Anna8888 · 29/03/2007 14:51

I certainly wouldn't find those kind of conversations very attractive... maybe you could decide to veto "what went wrong last time" as a topic of dinner conversation?

My partner and I didn't talk about that stuff for ages after we met. But then, we were SO in love that we had other things to do.......

RosaLuxembourg · 29/03/2007 14:54

Xenia - if he pushed her hard enough to bruise her then how is he not a wife beater?

Caligula · 29/03/2007 14:56

I don't know, I suppose if they do talk about it and you read between the lines, you can immediately tell that they're a nutter you want nothing more to do with, so you can move on to the next date.

Caligula · 29/03/2007 14:58

Also agree if he gave his wife a bruise, he must have applied quite some force. (Unless the bruise was from another source of course)

Anna8888 · 29/03/2007 15:01

I'm thinking about this, since quite a few of my friends have been in the position of dating men with former wives, and children.

Generally, the consensus is: WE DON'T WANT TO KNOW. We wanted to focus on attraction, romance etc and knowing whether we have something in common other than a failed relationship.

When you actually settle down together, then you have to deal with it. And you try to deal with it realistically, knowing that carving out a role as a stepmother is always very difficult (and the more you know about what goes on the other side, the better armed you are).

Caligula · 29/03/2007 15:43

Oh I don't know. I'd quite like to know really, but that's probably because I'm incorrigably nosey.

Judy1234 · 29/03/2007 15:45

it's wise to find out reasonably son though. Serial adulterers do it again and again and again no matter how much they're in love with the new woman so you take one of those on at your period.

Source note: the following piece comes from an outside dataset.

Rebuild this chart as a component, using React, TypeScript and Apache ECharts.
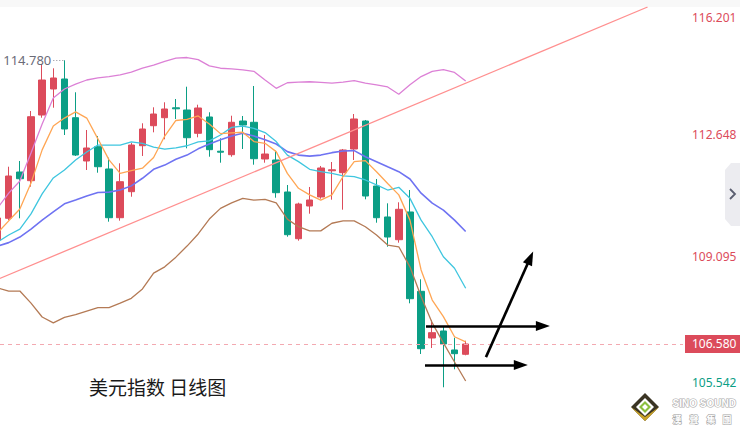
import React, { useEffect, useRef } from 'react';
import * as echarts from 'echarts';

// ---- data ----
const categories: string[] = Array.from({ length: 62 }, (_, i) => `D${i + 1}`);

const openPrices = [109.586, 110.213, 111.551, 111.3, 113.198, 113.95, 114.239, 113.12, 111.869, 112.282, 111.638, 110.23, 110.982, 112.311, 112.889, 113.12, 113.407, 113.343, 112.67, 113.141, 112.152, 112.051, 113.025, 112.988, 111.927, 111.898, 110.973, 109.623, 110.568, 110.829, 111.586, 111.531, 112.216, 113.025, 111.146, 110.251, 109.594, 110.395, 108.103, 106.753, 106.956, 106.407, 106.282];
const closePrices = [110.222, 111.435, 111.357, 113.149, 114.21, 114.268, 112.794, 112.042, 112.245, 111.704, 110.23, 111.271, 112.331, 112.794, 113.227, 113.372, 113.378, 112.542, 113.401, 112.196, 112.123, 112.988, 112.909, 111.935, 112.071, 110.953, 109.739, 110.626, 110.742, 111.667, 111.615, 112.187, 113.083, 110.857, 110.23, 109.672, 110.473, 107.889, 106.444, 106.907, 106.58, 106.3, 106.58];
const lowPrices = [109.47, 110.164, 110.213, 111.126, 113.12, 113.409, 112.62, 112.014, 111.609, 111.531, 110.115, 110.144, 110.837, 112.014, 112.698, 112.496, 113.083, 112.236, 112.554, 111.993, 111.82, 111.993, 112.216, 111.762, 111.82, 110.808, 109.681, 109.566, 110.346, 110.779, 110.751, 110.462, 111.898, 110.762, 110.086, 109.392, 109.508, 107.756, 106.291, 106.464, 105.329, 105.849, 106.253];
const highPrices = [110.337, 111.704, 111.869, 113.314, 114.672, 114.548, 114.78, 113.855, 112.765, 112.592, 111.964, 111.803, 112.389, 112.959, 113.421, 113.566, 113.661, 114.016, 113.496, 113.277, 112.525, 113.178, 113.17, 114.037, 112.62, 112.167, 111.175, 110.664, 111.118, 111.725, 111.84, 112.216, 113.227, 113.054, 111.349, 110.646, 110.675, 111.031, 108.45, 107.274, 107.1, 106.762, 106.675];

const ma5 = [109.79, 110.14, 110.48, 111.23, 112.19, 112.88, 113.11, 113.29, 113.11, 112.51, 111.9, 111.51, 111.59, 111.66, 111.97, 112.59, 113.04, 113.07, 113.17, 112.94, 112.66, 112.68, 112.7, 112.43, 112.38, 112.14, 111.51, 111.08, 110.89, 110.74, 110.89, 111.42, 111.85, 111.88, 111.56, 111.22, 110.89, 110.16, 108.72, 107.85, 107.37, 106.79, 106.64];
const ma10 = [109.53, 109.73, 109.9, 110.34, 110.92, 111.38, 111.61, 111.9, 112.13, 112.33, 112.33, 112.33, 112.42, 112.38, 112.27, 112.21, 112.25, 112.31, 112.42, 112.45, 112.62, 112.84, 112.88, 112.81, 112.69, 112.43, 112.04, 111.85, 111.63, 111.56, 111.51, 111.44, 111.42, 111.32, 111.18, 111.03, 111.11, 110.79, 110.16, 109.68, 109.1, 108.77, 108.19];
const ma20 = [109.41, 109.51, 109.67, 109.9, 110.16, 110.4, 110.63, 110.74, 110.86, 110.96, 110.97, 111.03, 111.15, 111.37, 111.63, 111.75, 111.92, 112.04, 112.22, 112.36, 112.48, 112.59, 112.67, 112.59, 112.48, 112.36, 112.14, 112.04, 112.01, 112.04, 112.11, 112.16, 112.17, 111.99, 111.85, 111.7, 111.56, 111.35, 110.94, 110.65, 110.45, 110.16, 109.83];
const bollUpper = [110.51, 110.94, 111.29, 112.1, 112.94, 113.69, 113.95, 114.09, 114.21, 114.27, 114.31, 114.36, 114.44, 114.55, 114.64, 114.75, 114.84, 114.86, 114.8, 114.62, 114.55, 114.53, 114.5, 114.46, 114.21, 113.97, 114.13, 114.15, 114.16, 114.14, 114.12, 114.15, 114.19, 114.12, 114.07, 114.01, 113.8, 114.07, 114.31, 114.46, 114.51, 114.43, 114.18];
const bollLower = [108.2, 108.11, 108.11, 107.76, 107.36, 107.19, 107.35, 107.43, 107.53, 107.63, 107.63, 107.76, 107.9, 108.17, 108.63, 108.81, 109.09, 109.41, 109.76, 110.19, 110.5, 110.66, 110.79, 110.74, 110.76, 110.66, 110.19, 109.97, 109.85, 109.85, 110.07, 110.14, 110.14, 109.97, 109.73, 109.44, 109.39, 108.81, 107.95, 107.19, 106.61, 106.06, 105.51];

const yTickLabels = [116.201, 112.648, 109.095, 105.542];
const lastPrice = 106.58;
const maxHigh = { index: 6, value: 114.78, from: 5 };

// trend line and hand-drawn arrows, in (candle position, price) units
const trendLine = [[-0.5, 108.38], [58.32, 116.32]];
const arrowUpper = [[38.44, 107.1], [48.93, 107.1]];
const arrowLower = [[38.35, 105.97], [46.95, 105.97]];
const arrowDiagonal = [[43.82, 106.2], [47.8, 109.07]];

const RED = '#dc4b5b';
const GREEN = '#0b9e85';

export default function App() {
  const ref = useRef<HTMLDivElement>(null);
  useEffect(() => {
    if (!ref.current) return;
    const chart = echarts.init(ref.current, undefined, { renderer: 'svg' });
    const candleData = openPrices.map((o, i) => [o, closePrices[i], lowPrices[i], highPrices[i]]);
    const lineSeries = (name: string, data: number[], color: string, width: number) => ({
      name,
      type: 'line',
      data,
      symbol: 'none',
      smooth: false,
      silent: true,
      lineStyle: { color, width },
      z: 3,
    });
    const arrowItem = (pts: number[][]) => [{ coord: pts[0] }, { coord: pts[1] }];
    const logoText = (text: string, left: number, top: number, size: number, family: string) => ({
      type: 'text',
      left,
      top,
      style: { text, fill: '#ffffff', stroke: '#a9a9a9', lineWidth: 1.2, fontSize: size, fontWeight: 'bold', fontFamily: family },
    });
    const option: any = {
      animation: false,
      backgroundColor: '#ffffff',
      grid: { left: -8, right: 57, top: 7, bottom: 0, containLabel: false, outerBoundsMode: 'none' },
      xAxis: [
        { type: 'category', data: categories, boundaryGap: true, show: false },
        { type: 'value', min: -0.5, max: 61.5, show: false },
      ],
      yAxis: {
        type: 'value',
        position: 'right',
        min: 104.123,
        max: 116.32,
        scale: true,
        splitLine: { show: false },
        axisTick: { show: false },
        axisLine: { show: true, lineStyle: { color: '#e9e9ec', width: 1 } },
        axisLabel: {
          customValues: yTickLabels,
          margin: 9,
          fontSize: 12,
          fontFamily: 'Noto Sans',
          formatter: (v: number) => {
            const s = Number(v).toFixed(3);
            if (v > 116) return `{top|${s}}`;
            if (v < 106) return `{bot|${s}}`;
            return `{mid|${s}}`;
          },
          rich: {
            top: { color: RED, fontSize: 12, fontFamily: 'Noto Sans', padding: [12, 0, 0, 0] },
            mid: { color: RED, fontSize: 12, fontFamily: 'Noto Sans' },
            bot: { color: GREEN, fontSize: 12, fontFamily: 'Noto Sans', padding: [6, 0, 0, 0] },
          },
        },
      },
      series: [
        {
          name: 'k',
          type: 'candlestick',
          data: candleData,
          barWidth: 7,
          itemStyle: { color: RED, color0: GREEN, borderColor: RED, borderColor0: GREEN, borderWidth: 1 },
          markLine: {
            silent: true,
            symbol: ['none', 'none'],
            animation: false,
            data: [
              {
                yAxis: lastPrice,
                lineStyle: { color: '#f3a9b1', width: 1, type: [4, 4] },
                label: {
                  show: true,
                  position: 'end',
                  distance: 2,
                  formatter: lastPrice.toFixed(3),
                  color: '#ffffff',
                  backgroundColor: RED,
                  fontSize: 12,
                  fontFamily: 'Noto Sans',
                  padding: [3, 8, 3, 7],
                },
              },
              [
                {
                  coord: [maxHigh.from, maxHigh.value],
                  lineStyle: { color: '#8a8a96', width: 1, type: [1, 2] },
                  label: {
                    show: true,
                    position: 'start',
                    distance: 2,
                    formatter: maxHigh.value.toFixed(3),
                    color: '#6b6b78',
                    fontSize: 13,
                    fontFamily: 'Noto Sans',
                  },
                },
                { coord: [maxHigh.index, maxHigh.value] },
              ],
            ],
          },
          z: 2,
        },
        lineSeries('upper', bollUpper, '#dc80d6', 1.3),
        lineSeries('lower', bollLower, '#b47a55', 1.3),
        lineSeries('ma20', ma20, '#6f73f2', 1.6),
        lineSeries('ma10', ma10, '#3fc6df', 1.3),
        lineSeries('ma5', ma5, '#ffa654', 1.3),
        {
          name: 'trend',
          type: 'line',
          xAxisIndex: 1,
          data: trendLine,
          symbol: 'none',
          silent: true,
          clip: true,
          lineStyle: { color: '#ff8f8f', width: 1.3 },
          z: 3,
          markLine: {
            silent: true,
            animation: false,
            symbol: ['none', 'triangle'],
            symbolSize: [10, 14],
            label: { show: false },
            lineStyle: { color: '#000000', width: 2.6, type: 'solid' },
            itemStyle: { color: '#000000' },
            data: [arrowItem(arrowUpper), arrowItem(arrowLower), arrowItem(arrowDiagonal)],
          },
        },
      ],
      graphic: [
        { type: 'rect', shape: { x: 0, y: 0, width: 740, height: 7 }, style: { fill: '#f8f8f8' }, silent: true },
        {
          type: 'polygon',
          shape: { points: [[731, 163], [740, 163], [740, 226], [731, 226], [725, 219], [725, 170]] },
          style: { fill: '#ececf0' },
          silent: true,
        },
        {
          type: 'polyline',
          shape: { points: [[730, 189], [735, 194], [730, 199]] },
          style: { stroke: '#5a5e70', lineWidth: 1.8, fill: 'none' },
          silent: true,
        },
        {
          type: 'text',
          left: 89,
          top: 377,
          style: { text: '美元指数 日线图', fill: '#1a1a1a', fontSize: 19, fontFamily: 'Noto Sans CJK SC' },
          silent: true,
        },
        {
          type: 'group',
          silent: true,
          children: [
            { type: 'polygon', shape: { points: [[645, 393], [659, 407], [645, 421], [631, 407]] }, style: { fill: '#3b3524' } },
            { type: 'polygon', shape: { points: [[631, 407], [645, 421], [659, 407], [645, 417]] }, style: { fill: '#c9a227' } },
            { type: 'polygon', shape: { points: [[645, 398], [654, 407], [645, 416], [636, 407]] }, style: { fill: '#ffffff' } },
            { type: 'polygon', shape: { points: [[645, 401], [651, 407], [645, 413], [639, 407]] }, style: { fill: '#8cbf3f' } },
            { type: 'polygon', shape: { points: [[645, 404], [648, 407], [645, 410], [642, 407]] }, style: { fill: '#ffffff' } },
            logoText('SINO SOUND', 672, 398, 10, 'Liberation Sans'),
            logoText('漢', 672, 414, 9, 'Noto Sans CJK TC'),
            logoText('聲', 689, 414, 9, 'Noto Sans CJK TC'),
            logoText('集', 706, 414, 9, 'Noto Sans CJK TC'),
            logoText('團', 722, 414, 9, 'Noto Sans CJK TC'),
          ],
        },
      ],
    };
    chart.setOption(option);
    return () => chart.dispose();
  }, []);
  return <div ref={ref} style={{ position: 'absolute', left: 0, top: 0, width: 740, height: 429 }} />;
}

Wife beaters and those with temper issues usually repeat it. Alcoholics won't give up the drink howeve rmuch they love you etc etc so the reason it failed before is good to know. Also it helps you see if someone has emotional intelligence and an ability to explain what went wrong, understand psychology etc and is prepared to admit their mistakes kind of person or someone who think they're always right.

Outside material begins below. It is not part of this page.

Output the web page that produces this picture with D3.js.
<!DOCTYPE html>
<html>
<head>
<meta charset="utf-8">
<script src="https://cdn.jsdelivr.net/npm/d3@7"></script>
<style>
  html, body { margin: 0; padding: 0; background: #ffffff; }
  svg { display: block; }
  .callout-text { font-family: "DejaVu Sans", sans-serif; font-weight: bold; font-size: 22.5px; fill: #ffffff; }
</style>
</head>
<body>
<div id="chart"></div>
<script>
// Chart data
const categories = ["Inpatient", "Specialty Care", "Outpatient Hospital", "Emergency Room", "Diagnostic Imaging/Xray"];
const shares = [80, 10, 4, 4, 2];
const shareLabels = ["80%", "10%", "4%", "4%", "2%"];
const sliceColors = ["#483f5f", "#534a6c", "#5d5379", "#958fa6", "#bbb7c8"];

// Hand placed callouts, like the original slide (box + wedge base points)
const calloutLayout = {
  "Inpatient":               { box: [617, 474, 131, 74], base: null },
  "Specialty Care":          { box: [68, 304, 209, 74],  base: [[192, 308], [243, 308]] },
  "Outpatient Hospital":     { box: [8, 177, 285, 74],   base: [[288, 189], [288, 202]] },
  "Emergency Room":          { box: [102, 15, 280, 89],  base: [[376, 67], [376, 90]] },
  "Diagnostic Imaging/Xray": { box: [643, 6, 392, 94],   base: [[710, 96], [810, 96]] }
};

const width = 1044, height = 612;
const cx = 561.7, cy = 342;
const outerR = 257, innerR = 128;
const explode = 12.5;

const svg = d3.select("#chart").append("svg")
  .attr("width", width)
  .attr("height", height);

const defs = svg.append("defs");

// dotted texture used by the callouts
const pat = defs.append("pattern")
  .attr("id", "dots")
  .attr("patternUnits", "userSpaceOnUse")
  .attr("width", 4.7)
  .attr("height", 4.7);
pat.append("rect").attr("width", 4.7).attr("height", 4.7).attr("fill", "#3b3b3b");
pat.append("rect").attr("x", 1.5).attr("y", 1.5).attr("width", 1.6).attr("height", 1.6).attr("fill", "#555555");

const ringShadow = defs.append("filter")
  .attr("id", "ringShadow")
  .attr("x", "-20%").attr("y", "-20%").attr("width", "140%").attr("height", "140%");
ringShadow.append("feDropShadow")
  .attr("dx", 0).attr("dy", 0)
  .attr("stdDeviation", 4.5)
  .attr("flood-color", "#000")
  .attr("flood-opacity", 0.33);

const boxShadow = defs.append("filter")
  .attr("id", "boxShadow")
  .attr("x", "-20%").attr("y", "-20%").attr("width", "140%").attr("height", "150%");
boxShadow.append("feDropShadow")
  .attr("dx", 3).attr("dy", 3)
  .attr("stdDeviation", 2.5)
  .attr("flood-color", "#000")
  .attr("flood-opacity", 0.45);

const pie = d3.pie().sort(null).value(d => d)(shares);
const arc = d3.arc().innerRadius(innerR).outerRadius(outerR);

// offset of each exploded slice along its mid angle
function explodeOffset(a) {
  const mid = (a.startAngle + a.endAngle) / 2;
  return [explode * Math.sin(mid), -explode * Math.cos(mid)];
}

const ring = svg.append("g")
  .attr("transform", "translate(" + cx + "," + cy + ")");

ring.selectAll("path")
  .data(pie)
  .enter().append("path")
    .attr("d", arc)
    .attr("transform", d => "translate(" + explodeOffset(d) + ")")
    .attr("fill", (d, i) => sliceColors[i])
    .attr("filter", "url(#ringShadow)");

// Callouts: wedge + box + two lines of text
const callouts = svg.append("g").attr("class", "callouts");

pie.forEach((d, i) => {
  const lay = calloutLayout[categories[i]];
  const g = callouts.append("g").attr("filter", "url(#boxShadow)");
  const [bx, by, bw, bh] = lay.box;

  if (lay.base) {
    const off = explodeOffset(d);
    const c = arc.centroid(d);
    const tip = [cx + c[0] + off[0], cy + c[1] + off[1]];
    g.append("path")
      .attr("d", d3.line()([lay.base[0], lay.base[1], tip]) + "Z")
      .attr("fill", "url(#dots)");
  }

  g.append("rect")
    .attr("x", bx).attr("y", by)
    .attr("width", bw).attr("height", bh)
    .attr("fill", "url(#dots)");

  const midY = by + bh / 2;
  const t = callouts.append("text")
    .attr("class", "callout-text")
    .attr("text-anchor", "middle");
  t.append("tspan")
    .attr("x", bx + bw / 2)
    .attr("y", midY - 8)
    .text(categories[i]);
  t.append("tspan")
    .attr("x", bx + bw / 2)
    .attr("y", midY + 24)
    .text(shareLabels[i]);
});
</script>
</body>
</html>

On new years eve to be fair he discussed his child because I asked him as I knew we'd not get any further and I wanted to fill in the time.

Judy1234 · 29/03/2007 15:46

She fell hence the bruise. I think she hit him. Lots of wives abuse their husbands actually physically. It's not often written about but it is so. They'd gone away alone for a weekend to sort stuff out and her love had followed. You can just imagine the situation... of course he might have been lying through his teeth and anyway I didn't like him so there we are.

Anna8888 · 29/03/2007 16:03

All I care about at the beginning is whether I swoon (and see him swoon)...

Freckle · 29/03/2007 16:26

Harman, this is just another example of how he still wants to exert some form of control over you all. He's smarting because he didn't get the final say over which school the children attend and so he wants you to pay for that.

I agree that you should write to him, copying his solicitor (provided you don't still have your own solicitor acting for you), stating that the change of school was initially a joint decision (evidenced by his call to the new school about the name the children would be known by), although he subsequently dithered about it and was made with the best interest of the children in mind. That Wednesdays have always been his contact day and that, as you have had to make arrangements to accommodate the new logistics, then he will have to do the same. Explain that you have new commitments on Wednesdays (you don't have to disclose what these may (or may not!) be) and will therefore not be available to pick up from either school.

If he calls on Wednesdays, I'd let the call go to voicemail, although if the school calls you can still answer - you couldn't do that if your phone is turned off.